** start Data provided **

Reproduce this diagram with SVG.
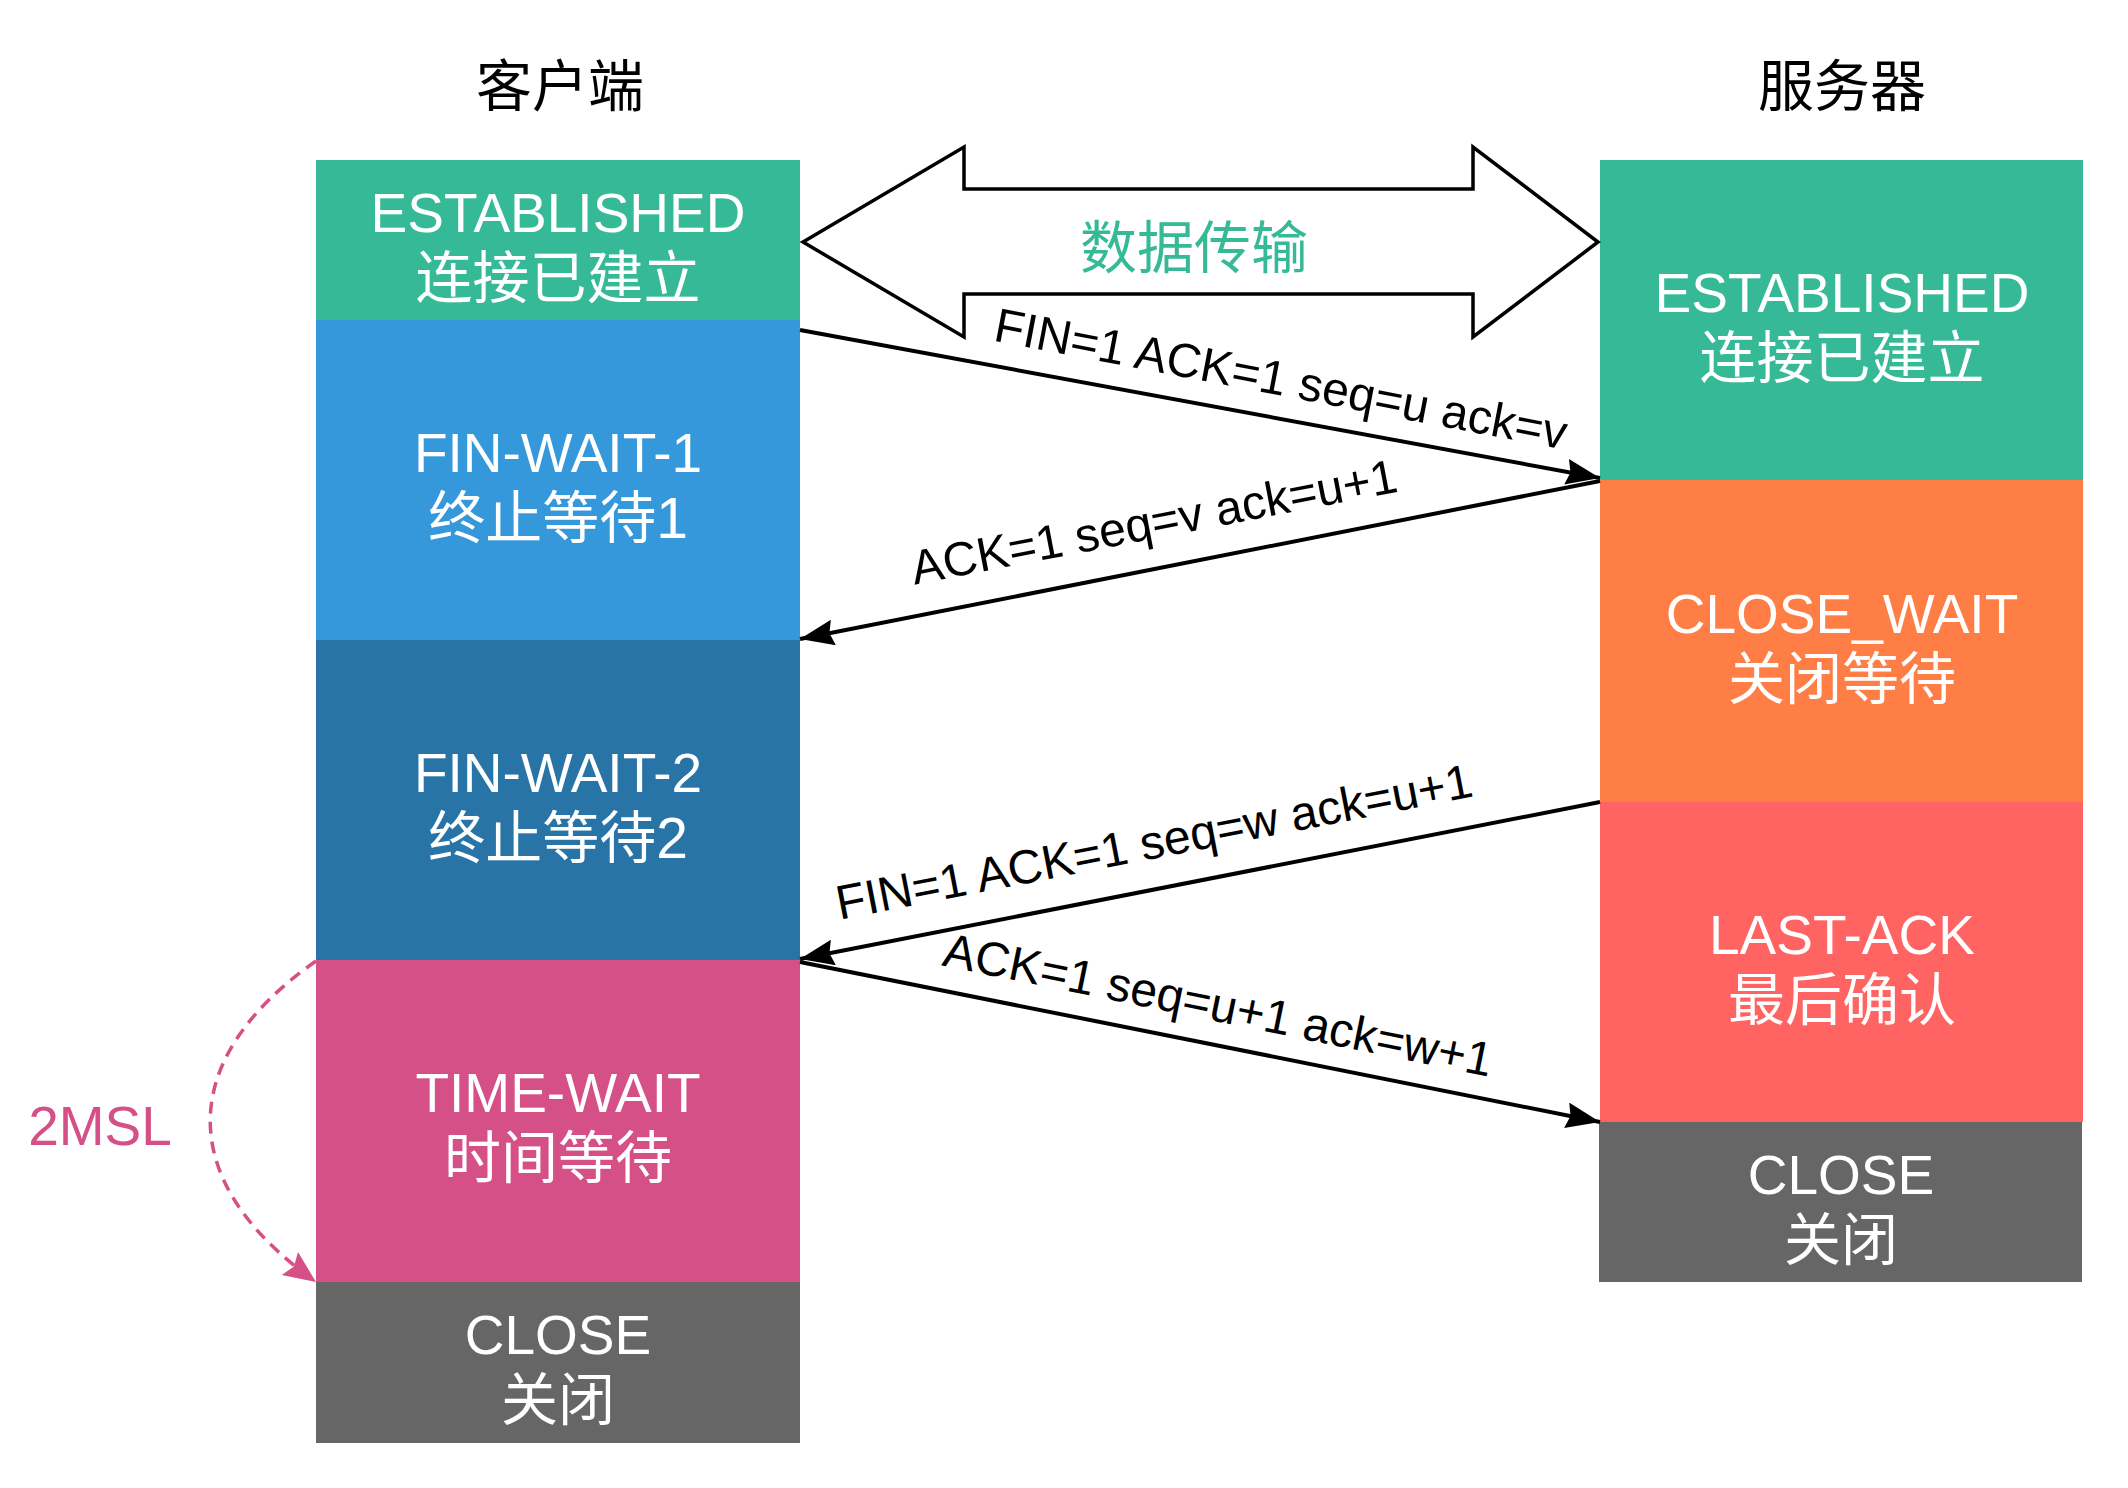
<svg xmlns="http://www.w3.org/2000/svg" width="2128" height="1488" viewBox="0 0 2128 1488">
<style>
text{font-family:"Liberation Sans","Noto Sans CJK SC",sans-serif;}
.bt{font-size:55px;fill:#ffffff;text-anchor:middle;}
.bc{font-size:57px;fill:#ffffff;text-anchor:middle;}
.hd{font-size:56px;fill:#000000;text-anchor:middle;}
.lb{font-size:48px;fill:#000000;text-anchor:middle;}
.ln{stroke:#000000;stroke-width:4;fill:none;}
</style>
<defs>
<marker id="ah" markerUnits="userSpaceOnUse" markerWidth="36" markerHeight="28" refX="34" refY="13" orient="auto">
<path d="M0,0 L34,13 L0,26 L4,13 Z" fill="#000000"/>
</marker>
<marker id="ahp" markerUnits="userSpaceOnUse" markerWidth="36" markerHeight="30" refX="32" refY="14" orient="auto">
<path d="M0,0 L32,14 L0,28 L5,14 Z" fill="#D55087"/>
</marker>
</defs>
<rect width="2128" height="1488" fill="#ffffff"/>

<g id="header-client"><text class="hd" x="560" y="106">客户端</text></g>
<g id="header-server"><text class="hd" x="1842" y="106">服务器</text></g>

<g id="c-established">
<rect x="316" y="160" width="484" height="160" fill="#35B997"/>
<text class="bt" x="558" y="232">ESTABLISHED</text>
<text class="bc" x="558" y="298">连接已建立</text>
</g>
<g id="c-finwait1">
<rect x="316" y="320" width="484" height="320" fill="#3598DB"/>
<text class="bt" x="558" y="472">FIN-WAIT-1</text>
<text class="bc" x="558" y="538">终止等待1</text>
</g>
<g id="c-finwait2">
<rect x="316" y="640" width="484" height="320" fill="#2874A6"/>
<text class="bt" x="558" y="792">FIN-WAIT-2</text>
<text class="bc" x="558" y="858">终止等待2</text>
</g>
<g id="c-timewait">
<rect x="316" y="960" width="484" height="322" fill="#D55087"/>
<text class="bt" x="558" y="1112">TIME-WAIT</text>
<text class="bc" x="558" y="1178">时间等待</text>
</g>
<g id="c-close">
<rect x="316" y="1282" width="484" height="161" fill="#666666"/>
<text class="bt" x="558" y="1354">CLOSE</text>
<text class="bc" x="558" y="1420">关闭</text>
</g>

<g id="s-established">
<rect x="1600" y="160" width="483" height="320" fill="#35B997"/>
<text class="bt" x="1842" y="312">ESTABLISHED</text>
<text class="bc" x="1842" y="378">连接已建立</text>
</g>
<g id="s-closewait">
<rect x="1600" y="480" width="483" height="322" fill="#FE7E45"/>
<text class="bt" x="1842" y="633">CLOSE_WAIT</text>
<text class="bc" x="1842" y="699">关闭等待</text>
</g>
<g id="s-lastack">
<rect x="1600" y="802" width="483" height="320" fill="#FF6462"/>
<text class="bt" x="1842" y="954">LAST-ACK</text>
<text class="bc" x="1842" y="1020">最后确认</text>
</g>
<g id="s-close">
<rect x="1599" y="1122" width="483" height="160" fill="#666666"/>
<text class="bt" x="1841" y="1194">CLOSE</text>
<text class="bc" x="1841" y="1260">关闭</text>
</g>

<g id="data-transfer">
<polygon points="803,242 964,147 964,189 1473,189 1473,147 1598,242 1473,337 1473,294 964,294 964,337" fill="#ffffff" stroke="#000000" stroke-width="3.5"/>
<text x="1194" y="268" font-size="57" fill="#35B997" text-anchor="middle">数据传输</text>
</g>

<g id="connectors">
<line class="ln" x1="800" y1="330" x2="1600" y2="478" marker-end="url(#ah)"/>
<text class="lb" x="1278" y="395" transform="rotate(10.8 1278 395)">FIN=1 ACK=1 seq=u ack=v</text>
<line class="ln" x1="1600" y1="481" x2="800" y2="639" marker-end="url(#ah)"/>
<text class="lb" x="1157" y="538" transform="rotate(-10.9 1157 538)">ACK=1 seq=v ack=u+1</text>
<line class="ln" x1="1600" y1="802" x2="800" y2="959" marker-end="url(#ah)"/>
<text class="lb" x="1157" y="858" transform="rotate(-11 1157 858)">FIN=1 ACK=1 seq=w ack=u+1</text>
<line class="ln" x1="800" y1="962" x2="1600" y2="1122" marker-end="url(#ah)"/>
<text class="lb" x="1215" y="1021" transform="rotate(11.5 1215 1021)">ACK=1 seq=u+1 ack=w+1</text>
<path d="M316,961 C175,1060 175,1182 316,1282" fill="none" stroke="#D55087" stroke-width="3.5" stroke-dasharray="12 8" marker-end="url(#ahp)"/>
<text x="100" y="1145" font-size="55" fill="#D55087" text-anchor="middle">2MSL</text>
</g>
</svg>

** end Data provided **

* _Do this_
Reproduce the whole listing word for word, setting aside any pictures.

* _Written response_
Reproduce this diagram with SVG.
<svg xmlns="http://www.w3.org/2000/svg" width="2128" height="1488" viewBox="0 0 2128 1488">
<style>
text{font-family:"Liberation Sans","Noto Sans CJK SC",sans-serif;}
.bt{font-size:55px;fill:#ffffff;text-anchor:middle;}
.bc{font-size:57px;fill:#ffffff;text-anchor:middle;}
.hd{font-size:56px;fill:#000000;text-anchor:middle;}
.lb{font-size:48px;fill:#000000;text-anchor:middle;}
.ln{stroke:#000000;stroke-width:4;fill:none;}
</style>
<defs>
<marker id="ah" markerUnits="userSpaceOnUse" markerWidth="36" markerHeight="28" refX="34" refY="13" orient="auto">
<path d="M0,0 L34,13 L0,26 L4,13 Z" fill="#000000"/>
</marker>
<marker id="ahp" markerUnits="userSpaceOnUse" markerWidth="36" markerHeight="30" refX="32" refY="14" orient="auto">
<path d="M0,0 L32,14 L0,28 L5,14 Z" fill="#D55087"/>
</marker>
</defs>
<rect width="2128" height="1488" fill="#ffffff"/>

<g id="header-client"><text class="hd" x="560" y="106">客户端</text></g>
<g id="header-server"><text class="hd" x="1842" y="106">服务器</text></g>

<g id="c-established">
<rect x="316" y="160" width="484" height="160" fill="#35B997"/>
<text class="bt" x="558" y="232">ESTABLISHED</text>
<text class="bc" x="558" y="298">连接已建立</text>
</g>
<g id="c-finwait1">
<rect x="316" y="320" width="484" height="320" fill="#3598DB"/>
<text class="bt" x="558" y="472">FIN-WAIT-1</text>
<text class="bc" x="558" y="538">终止等待1</text>
</g>
<g id="c-finwait2">
<rect x="316" y="640" width="484" height="320" fill="#2874A6"/>
<text class="bt" x="558" y="792">FIN-WAIT-2</text>
<text class="bc" x="558" y="858">终止等待2</text>
</g>
<g id="c-timewait">
<rect x="316" y="960" width="484" height="322" fill="#D55087"/>
<text class="bt" x="558" y="1112">TIME-WAIT</text>
<text class="bc" x="558" y="1178">时间等待</text>
</g>
<g id="c-close">
<rect x="316" y="1282" width="484" height="161" fill="#666666"/>
<text class="bt" x="558" y="1354">CLOSE</text>
<text class="bc" x="558" y="1420">关闭</text>
</g>

<g id="s-established">
<rect x="1600" y="160" width="483" height="320" fill="#35B997"/>
<text class="bt" x="1842" y="312">ESTABLISHED</text>
<text class="bc" x="1842" y="378">连接已建立</text>
</g>
<g id="s-closewait">
<rect x="1600" y="480" width="483" height="322" fill="#FE7E45"/>
<text class="bt" x="1842" y="633">CLOSE_WAIT</text>
<text class="bc" x="1842" y="699">关闭等待</text>
</g>
<g id="s-lastack">
<rect x="1600" y="802" width="483" height="320" fill="#FF6462"/>
<text class="bt" x="1842" y="954">LAST-ACK</text>
<text class="bc" x="1842" y="1020">最后确认</text>
</g>
<g id="s-close">
<rect x="1599" y="1122" width="483" height="160" fill="#666666"/>
<text class="bt" x="1841" y="1194">CLOSE</text>
<text class="bc" x="1841" y="1260">关闭</text>
</g>

<g id="data-transfer">
<polygon points="803,242 964,147 964,189 1473,189 1473,147 1598,242 1473,337 1473,294 964,294 964,337" fill="#ffffff" stroke="#000000" stroke-width="3.5"/>
<text x="1194" y="268" font-size="57" fill="#35B997" text-anchor="middle">数据传输</text>
</g>

<g id="connectors">
<line class="ln" x1="800" y1="330" x2="1600" y2="478" marker-end="url(#ah)"/>
<text class="lb" x="1278" y="395" transform="rotate(10.8 1278 395)">FIN=1 ACK=1 seq=u ack=v</text>
<line class="ln" x1="1600" y1="481" x2="800" y2="639" marker-end="url(#ah)"/>
<text class="lb" x="1157" y="538" transform="rotate(-10.9 1157 538)">ACK=1 seq=v ack=u+1</text>
<line class="ln" x1="1600" y1="802" x2="800" y2="959" marker-end="url(#ah)"/>
<text class="lb" x="1157" y="858" transform="rotate(-11 1157 858)">FIN=1 ACK=1 seq=w ack=u+1</text>
<line class="ln" x1="800" y1="962" x2="1600" y2="1122" marker-end="url(#ah)"/>
<text class="lb" x="1215" y="1021" transform="rotate(11.5 1215 1021)">ACK=1 seq=u+1 ack=w+1</text>
<path d="M316,961 C175,1060 175,1182 316,1282" fill="none" stroke="#D55087" stroke-width="3.5" stroke-dasharray="12 8" marker-end="url(#ahp)"/>
<text x="100" y="1145" font-size="55" fill="#D55087" text-anchor="middle">2MSL</text>
</g>
</svg>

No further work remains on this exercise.